Siempre fui una madre dedicada. Mi hija, Sofía, creció en un hogar lleno de comodidades y oportunidades. Teníamos una casa grande en un barrio exclusivo, asistía a los mejores colegios, tenía clases de música, baile y idiomas. Siempre quise darle lo mejor, lo que yo nunca tuve.
Sin embargo, con el paso del tiempo, me di cuenta de que en mi afán por ofrecerle un futuro brillante, había descuidado algo fundamental: nuestro vínculo. Estaba tan ocupada organizando su vida, planificando sus actividades y asegurándome de que tuviera todo lo que necesitaba, que olvidé simplemente estar presente.
Recuerdo una tarde en particular, cuando Sofía tenía 12 años. Llegó a casa después de una intensa jornada de actividades extracurriculares y se encerró en su habitación. Toqué a la puerta y le pregunté si quería cenar, pero no obtuvo respuesta. Entré y la encontré sentada en su cama, llorando desconsoladamente. Al principio, pensé que era por alguna discusión con una amiga, pero cuando la abracé, me confesó que se sentía sola, que a pesar de tenerlo todo, sentía un vacío enorme dentro de ella.
En ese momento, me di cuenta de mi error. Había estado tan enfocada en su éxito externo que había descuidado su bienestar emocional. Había llenado su vida de actividades, pero no de momentos de calidad juntos.

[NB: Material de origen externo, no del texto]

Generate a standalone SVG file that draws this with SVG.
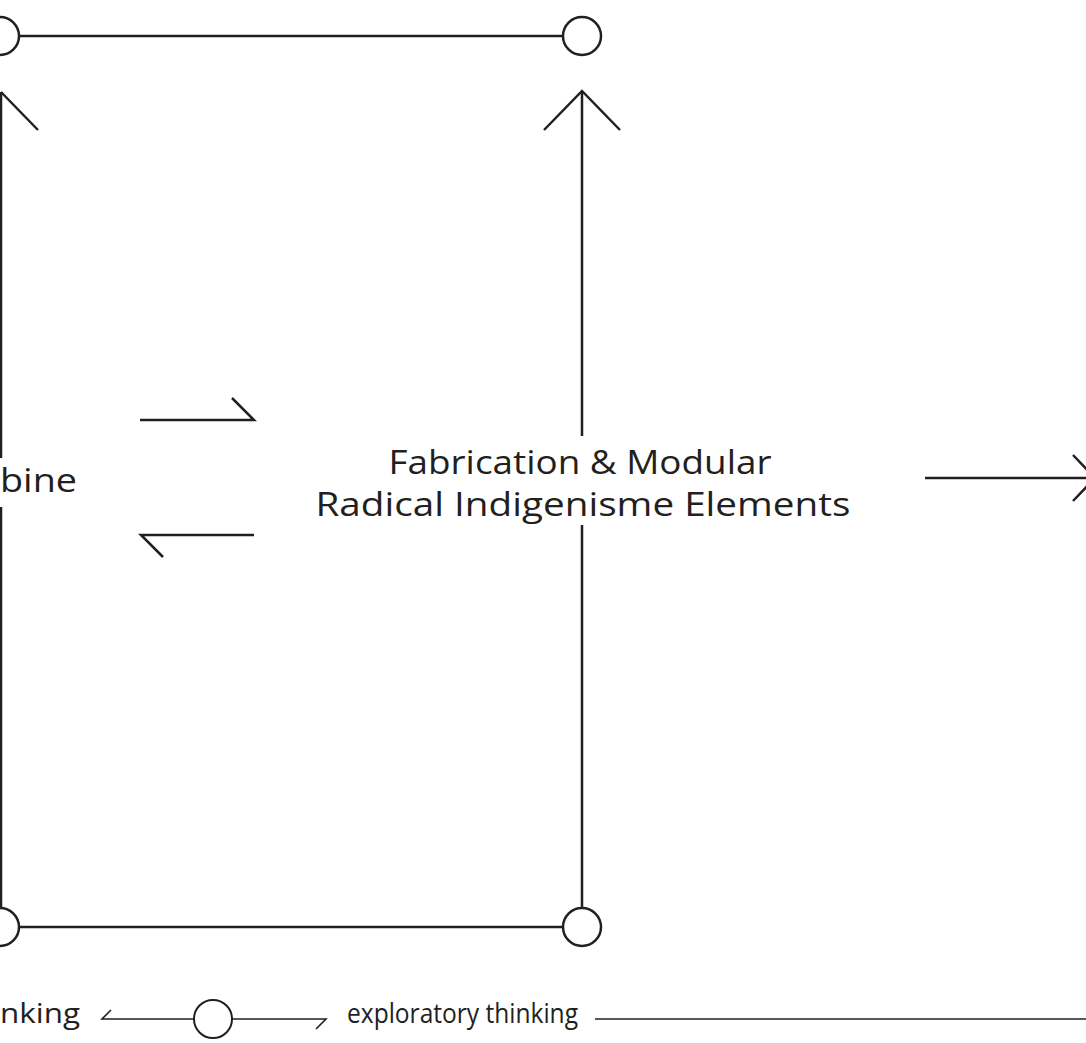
<svg xmlns="http://www.w3.org/2000/svg" width="1086" height="1043" viewBox="0 0 1086 1043">
<style>
.s{fill:none;stroke:#231f20;stroke-width:2.5;stroke-linecap:butt}
.t{stroke-width:1.6}
.c{fill:#fff;stroke:#231f20;stroke-width:2.5}
.c2{fill:#fff;stroke:#231f20;stroke-width:2}
.txt{font-family:"Open Sans","Noto Sans",sans-serif;fill:#231f20}
</style>
<rect width="1086" height="1043" fill="#fff"/>
<g id="connectors">
<path class="s" d="M18 36H563"/>
<path class="s" d="M18 927H563"/>
<path class="s" d="M1 92V458M1 507V908"/>
<path class="s" d="M1 92L38 130"/>
<path class="s" d="M582 91V436M582 525V908"/>
<path class="s" d="M544 130L582 91L620 130"/>
<path class="s" d="M140 420H254L232 398"/>
<path class="s" d="M254 535H141L163 557"/>
<path class="s" d="M925 478H1095M1073 455L1095 478L1073 501"/>
<path class="s t" d="M111 1010L102 1019H194M232 1019H326L316 1029"/>
<path class="s t" d="M595 1019H1086"/>
</g>
<g id="node-tl"><circle class="c" cx="0" cy="36" r="19"/></g>
<g id="node-tr"><circle class="c" cx="582" cy="36" r="19"/></g>
<g id="node-bl"><circle class="c" cx="0" cy="927" r="19"/></g>
<g id="node-br"><circle class="c" cx="582" cy="927" r="19"/></g>
<g id="node-legend"><circle class="c2" cx="213" cy="1019" r="19"/></g>
<g id="label-combine"><text class="txt" x="77" y="492" font-size="33" text-anchor="end" textLength="77" lengthAdjust="spacingAndGlyphs">bine</text></g>
<g id="label-fabrication">
<text class="txt" x="580" y="474" font-size="32" text-anchor="middle" textLength="383" lengthAdjust="spacingAndGlyphs">Fabrication &amp; Modular</text>
<text class="txt" x="583" y="516" font-size="32" text-anchor="middle" textLength="535" lengthAdjust="spacingAndGlyphs">Radical Indigenisme Elements</text>
</g>
<g id="label-thinking"><text class="txt" x="80" y="1023" font-size="28" text-anchor="end" textLength="80" lengthAdjust="spacingAndGlyphs">nking</text></g>
<g id="label-exploratory"><text class="txt" x="347" y="1023" font-size="28" textLength="231" lengthAdjust="spacingAndGlyphs">exploratory thinking</text></g>
</svg>
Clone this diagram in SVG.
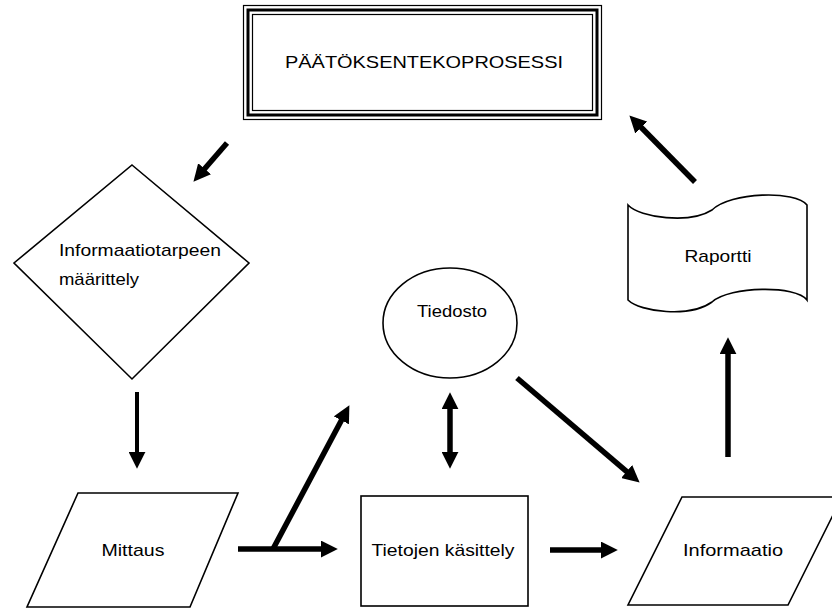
<svg xmlns="http://www.w3.org/2000/svg" width="832" height="609" viewBox="0 0 832 609">
<style>
.shape{fill:#fff;stroke:#000;stroke-width:1.6}
.lbl{font-family:"Liberation Sans","DejaVu Sans",sans-serif;font-size:17px;fill:#000}
.mid{text-anchor:middle}
.arr{stroke:#000;stroke-width:5.5;fill:none}
.arr-thin{stroke:#000;stroke-width:4;fill:none}
</style>
<defs>
<marker id="head" markerUnits="userSpaceOnUse" viewBox="0 0 16 16" markerWidth="17" markerHeight="17" refX="3" refY="8" orient="auto-start-reverse">
<path d="M0,0 L16,8 L0,16 Z" fill="#000"/>
</marker>
</defs>
<rect width="832" height="609" fill="#fff"/>

<g id="title">
<rect x="243.5" y="5.5" width="358" height="114" fill="#fff" stroke="#000" stroke-width="1.2"/>
<rect x="248" y="10" width="349" height="105" fill="none" stroke="#000" stroke-width="3"/>
<rect x="252.5" y="14.5" width="340" height="96" fill="none" stroke="#000" stroke-width="1.2"/>
<text class="lbl mid" x="424" y="68" font-size="20" textLength="278" lengthAdjust="spacingAndGlyphs">PÄÄTÖKSENTEKOPROSESSI</text>
</g>

<g id="informaatiotarve">
<polygon class="shape" points="132,165 249,263 132,379 14,263"/>
<text class="lbl" x="59" y="256" textLength="162" lengthAdjust="spacingAndGlyphs">Informaatiotarpeen</text>
<text class="lbl" x="59" y="285" textLength="80" lengthAdjust="spacingAndGlyphs">määrittely</text>
</g>

<g id="mittaus">
<polygon class="shape" points="78,493 238,493 190,607 27,607"/>
<text class="lbl mid" x="133" y="556" textLength="63" lengthAdjust="spacingAndGlyphs">Mittaus</text>
</g>

<g id="tiedosto">
<ellipse class="shape" cx="450" cy="323" rx="67" ry="55"/>
<text class="lbl mid" x="452" y="317" textLength="70" lengthAdjust="spacingAndGlyphs">Tiedosto</text>
</g>

<g id="tietojen-kasittely">
<rect class="shape" x="361" y="496" width="167" height="110"/>
<text class="lbl mid" x="443" y="556" textLength="143" lengthAdjust="spacingAndGlyphs">Tietojen käsittely</text>
</g>

<g id="informaatio">
<polygon class="shape" points="682,497 842,497 788,605 628,605"/>
<text class="lbl mid" x="733" y="556" textLength="100" lengthAdjust="spacingAndGlyphs">Informaatio</text>
</g>

<g id="raportti">
<path class="shape" d="M628,205 C640,218 690,224 712,210 C730,192 796,190 807,205 L807,300 C796,285 730,286 712,302 C690,318 640,312 628,300 Z"/>
<text class="lbl mid" x="718" y="262" textLength="67" lengthAdjust="spacingAndGlyphs">Raportti</text>
</g>

<g id="connectors">
<line class="arr" x1="227" y1="143" x2="202.5" y2="171.2" marker-end="url(#head)"/>
<line class="arr" x1="695" y1="182" x2="639.1" y2="125.3" marker-end="url(#head)"/>
<line class="arr-thin" x1="137" y1="392" x2="137" y2="455" marker-end="url(#head)"/>
<line class="arr" x1="238" y1="549" x2="324" y2="549" marker-end="url(#head)"/>
<line class="arr" x1="273" y1="549" x2="342.9" y2="417.5" marker-end="url(#head)"/>
<line class="arr" x1="450" y1="406" x2="450" y2="455" marker-start="url(#head)" marker-end="url(#head)"/>
<line class="arr" x1="517" y1="378" x2="629.1" y2="473.6" marker-end="url(#head)"/>
<line class="arr" x1="550" y1="550" x2="604" y2="550" marker-end="url(#head)"/>
<line class="arr" x1="728" y1="457" x2="728" y2="351" marker-end="url(#head)"/>
</g>
</svg>
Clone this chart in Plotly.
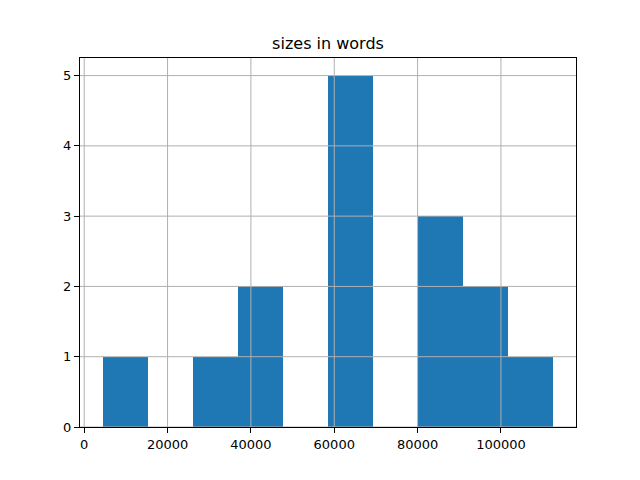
import plotly.graph_objects as go

# Histogram data
bin_edges = [4400, 15220, 26040, 36860, 47680, 58500, 69320, 80140, 90960, 101780, 112600]
counts = [1, 0, 1, 2, 0, 5, 0, 3, 2, 1]
x_ticks = [0, 20000, 40000, 60000, 80000, 100000]
y_ticks = [0, 1, 2, 3, 4, 5]
title_text = "sizes in words"

centers = [(a + b) / 2 for a, b in zip(bin_edges[:-1], bin_edges[1:])]
widths = [b - a for a, b in zip(bin_edges[:-1], bin_edges[1:])]

span = bin_edges[-1] - bin_edges[0]
x_range = [bin_edges[0] - 0.05 * span, bin_edges[-1] + 0.05 * span]
y_range = [0, max(counts) * 1.05]

fig = go.Figure()
fig.add_trace(go.Bar(x=centers, y=counts, width=widths,
                     marker=dict(color="#1f77b4", line=dict(width=0)),
                     showlegend=False))

grid_color = "#b0b0b0"
shapes = []
for v in x_ticks:
    shapes.append(dict(type="line", xref="x", yref="paper", x0=v, x1=v, y0=0, y1=1,
                       line=dict(color=grid_color, width=1), layer="above"))
for v in y_ticks:
    shapes.append(dict(type="line", xref="paper", yref="y", x0=0, x1=1, y0=v, y1=v,
                       line=dict(color=grid_color, width=1), layer="above"))

# the page body has an 8px default margin, so the figure is shrunk by 8px
W, H = 632, 472
font = "DejaVu Sans"
fig.update_layout(
    width=W, height=H,
    margin=dict(l=72, r=64, t=50, b=53, pad=0),
    paper_bgcolor="white", plot_bgcolor="white",
    font=dict(family=font, size=13, color="black"),
    title=dict(text=title_text, x=0.5, xref="paper", y=1 - 35 / H, yref="container",
               xanchor="center", yanchor="middle", font=dict(family=font, size=16, color="black")),
    shapes=shapes,
    bargap=0,
)
fig.update_xaxes(range=x_range, tickvals=x_ticks, ticktext=[str(v) for v in x_ticks],
                 showgrid=False, zeroline=False, showline=True, linecolor="black", linewidth=1,
                 mirror=True, ticks="outside", ticklen=5, tickcolor="black", tickwidth=1,
                 tickfont=dict(family=font, size=13, color="black"))
fig.update_yaxes(range=y_range, tickvals=y_ticks, ticktext=[str(v) for v in y_ticks],
                 showgrid=False, zeroline=False, showline=True, linecolor="black", linewidth=1,
                 mirror=True, ticks="outside", ticklen=5, tickcolor="black", tickwidth=1,
                 tickfont=dict(family=font, size=13, color="black"))

fig.write_html("out.html")
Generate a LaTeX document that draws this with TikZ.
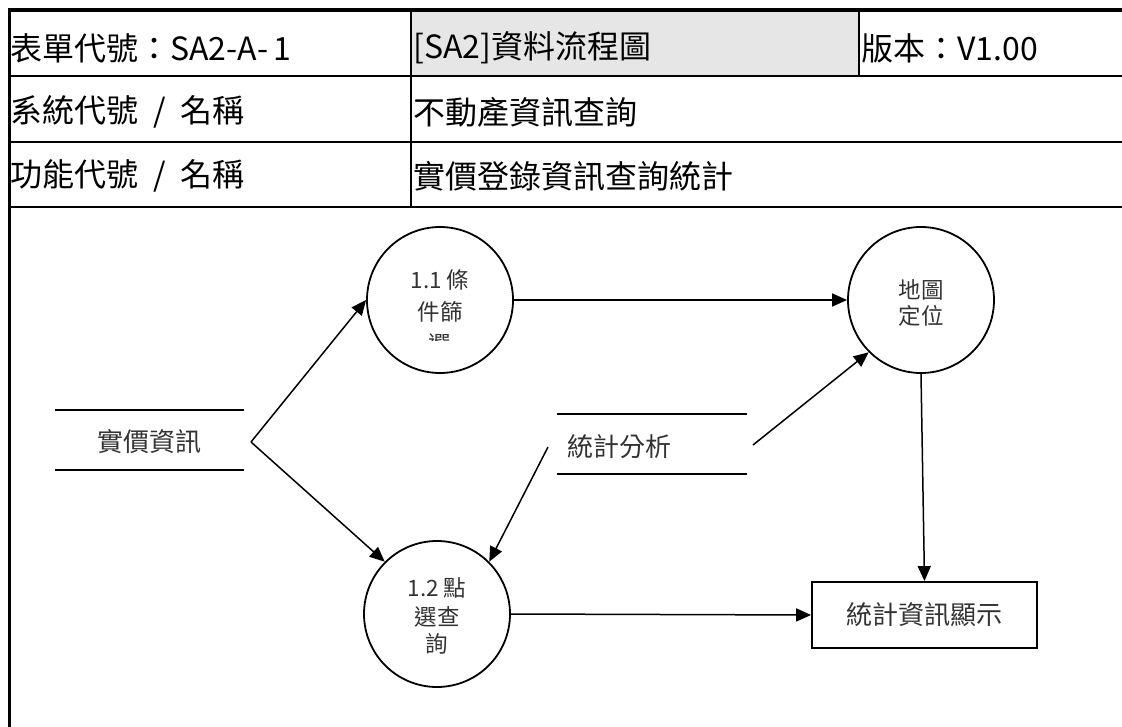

A partir de ese día, decidí cambiar. Empecé a pasar más tiempo con Sofía, a escucharla sin juzgarla, a interesarme por sus pasiones y a apoyarla en sus sueños, sin importar lo convencionales o no que fueran. Descubrí que la felicidad no se compra con dinero, sino que se construye a través de las relaciones auténticas y el amor incondicional.
Hoy, Sofía es una joven independiente y feliz. Hemos fortalecido nuestro vínculo y nuestra relación es más cercana que nunca. Sin embargo, a veces, cuando la veo, no puedo evitar sentir un profundo arrepentimiento por todos aquellos momentos que perdí.
Mi mayor arrepentimiento como madre es no haber estado más presente en la vida de mi hija. No haberla abrazado con más frecuencia, no haber jugado con ella, no haber simplemente disfrutado de su compañía.
A través de esta experiencia, aprendí una lección invaluable: el amor de una madre es el mejor regalo que podemos darle a nuestros hijos. Y ese amor se expresa no solo en los cuidados materiales, sino también en el tiempo de calidad, la atención y la comprensión.